● Stated goal: Look at the data below and print exactly the lines from its first line through the line with "mark_high = [45.5, 20.8, 12.9]"; the pictures stay out of the copy.

● Dataset excerpt:
++++++
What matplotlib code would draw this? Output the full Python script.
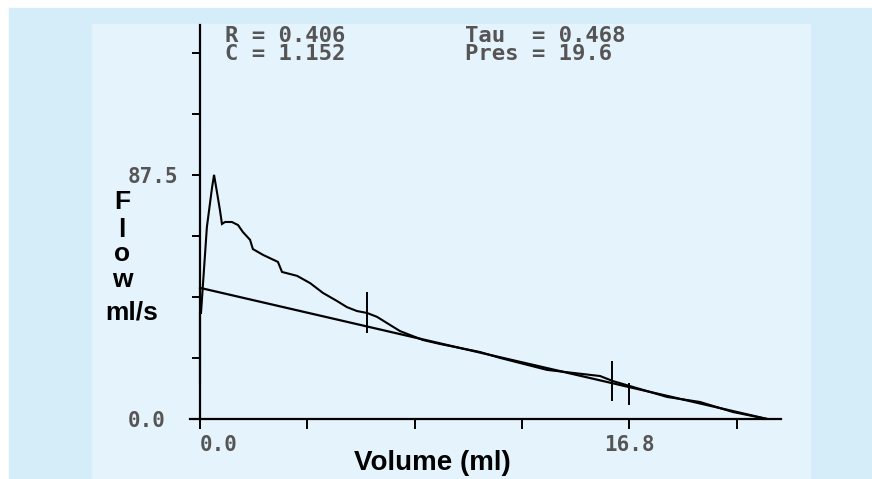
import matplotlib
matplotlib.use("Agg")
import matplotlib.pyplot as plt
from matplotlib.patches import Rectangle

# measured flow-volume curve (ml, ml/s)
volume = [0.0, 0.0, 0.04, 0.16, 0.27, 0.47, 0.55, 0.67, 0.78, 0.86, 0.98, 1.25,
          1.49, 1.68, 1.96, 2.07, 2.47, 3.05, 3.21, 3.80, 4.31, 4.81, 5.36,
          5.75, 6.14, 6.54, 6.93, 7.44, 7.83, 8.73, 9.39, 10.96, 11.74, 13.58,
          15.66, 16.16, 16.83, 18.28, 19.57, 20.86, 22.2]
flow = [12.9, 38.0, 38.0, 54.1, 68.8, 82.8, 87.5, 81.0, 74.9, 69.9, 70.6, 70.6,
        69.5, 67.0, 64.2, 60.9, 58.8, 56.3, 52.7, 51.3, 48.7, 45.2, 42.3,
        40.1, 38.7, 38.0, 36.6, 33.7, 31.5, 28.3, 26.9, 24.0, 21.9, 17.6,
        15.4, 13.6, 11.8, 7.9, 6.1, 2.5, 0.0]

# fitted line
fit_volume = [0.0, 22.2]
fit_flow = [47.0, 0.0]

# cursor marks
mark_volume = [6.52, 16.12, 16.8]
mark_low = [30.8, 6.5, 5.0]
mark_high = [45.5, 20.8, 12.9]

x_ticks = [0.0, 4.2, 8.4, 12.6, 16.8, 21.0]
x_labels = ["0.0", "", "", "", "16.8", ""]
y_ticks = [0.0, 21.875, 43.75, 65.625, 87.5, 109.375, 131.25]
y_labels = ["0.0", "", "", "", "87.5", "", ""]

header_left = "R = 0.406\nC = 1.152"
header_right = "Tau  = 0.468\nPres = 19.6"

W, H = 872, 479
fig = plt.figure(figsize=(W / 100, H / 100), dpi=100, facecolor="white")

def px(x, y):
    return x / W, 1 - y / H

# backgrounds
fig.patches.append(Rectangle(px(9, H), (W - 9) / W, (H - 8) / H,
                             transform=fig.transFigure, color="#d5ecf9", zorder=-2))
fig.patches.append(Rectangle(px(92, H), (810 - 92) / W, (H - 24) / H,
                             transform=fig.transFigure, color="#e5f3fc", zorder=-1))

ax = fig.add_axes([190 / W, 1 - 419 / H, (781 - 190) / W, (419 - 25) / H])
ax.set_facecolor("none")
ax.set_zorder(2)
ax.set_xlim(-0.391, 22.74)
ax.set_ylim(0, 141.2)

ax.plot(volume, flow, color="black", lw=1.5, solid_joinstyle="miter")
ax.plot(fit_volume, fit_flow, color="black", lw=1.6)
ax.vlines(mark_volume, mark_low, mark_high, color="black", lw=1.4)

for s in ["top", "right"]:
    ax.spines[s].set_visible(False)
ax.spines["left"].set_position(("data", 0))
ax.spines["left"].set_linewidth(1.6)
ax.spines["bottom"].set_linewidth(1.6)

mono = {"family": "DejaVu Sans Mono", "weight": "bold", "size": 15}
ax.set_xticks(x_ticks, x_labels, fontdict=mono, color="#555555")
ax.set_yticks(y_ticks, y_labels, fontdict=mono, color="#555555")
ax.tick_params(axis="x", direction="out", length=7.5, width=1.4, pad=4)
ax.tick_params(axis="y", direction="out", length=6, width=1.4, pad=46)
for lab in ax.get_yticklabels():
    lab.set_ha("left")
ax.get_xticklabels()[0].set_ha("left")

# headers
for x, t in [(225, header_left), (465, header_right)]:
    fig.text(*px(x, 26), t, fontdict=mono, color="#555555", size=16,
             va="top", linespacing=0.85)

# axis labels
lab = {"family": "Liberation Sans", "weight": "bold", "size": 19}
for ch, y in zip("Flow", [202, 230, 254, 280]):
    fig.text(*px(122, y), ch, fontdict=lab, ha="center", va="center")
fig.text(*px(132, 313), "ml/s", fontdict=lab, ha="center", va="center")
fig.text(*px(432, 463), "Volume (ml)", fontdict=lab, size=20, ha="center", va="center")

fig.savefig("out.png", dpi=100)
++++++
● Answer to this problem:
What matplotlib code would draw this? Output the full Python script.
import matplotlib
matplotlib.use("Agg")
import matplotlib.pyplot as plt
from matplotlib.patches import Rectangle

# measured flow-volume curve (ml, ml/s)
volume = [0.0, 0.0, 0.04, 0.16, 0.27, 0.47, 0.55, 0.67, 0.78, 0.86, 0.98, 1.25,
          1.49, 1.68, 1.96, 2.07, 2.47, 3.05, 3.21, 3.80, 4.31, 4.81, 5.36,
          5.75, 6.14, 6.54, 6.93, 7.44, 7.83, 8.73, 9.39, 10.96, 11.74, 13.58,
          15.66, 16.16, 16.83, 18.28, 19.57, 20.86, 22.2]
flow = [12.9, 38.0, 38.0, 54.1, 68.8, 82.8, 87.5, 81.0, 74.9, 69.9, 70.6, 70.6,
        69.5, 67.0, 64.2, 60.9, 58.8, 56.3, 52.7, 51.3, 48.7, 45.2, 42.3,
        40.1, 38.7, 38.0, 36.6, 33.7, 31.5, 28.3, 26.9, 24.0, 21.9, 17.6,
        15.4, 13.6, 11.8, 7.9, 6.1, 2.5, 0.0]

# fitted line
fit_volume = [0.0, 22.2]
fit_flow = [47.0, 0.0]

# cursor marks
mark_volume = [6.52, 16.12, 16.8]
mark_low = [30.8, 6.5, 5.0]
mark_high = [45.5, 20.8, 12.9]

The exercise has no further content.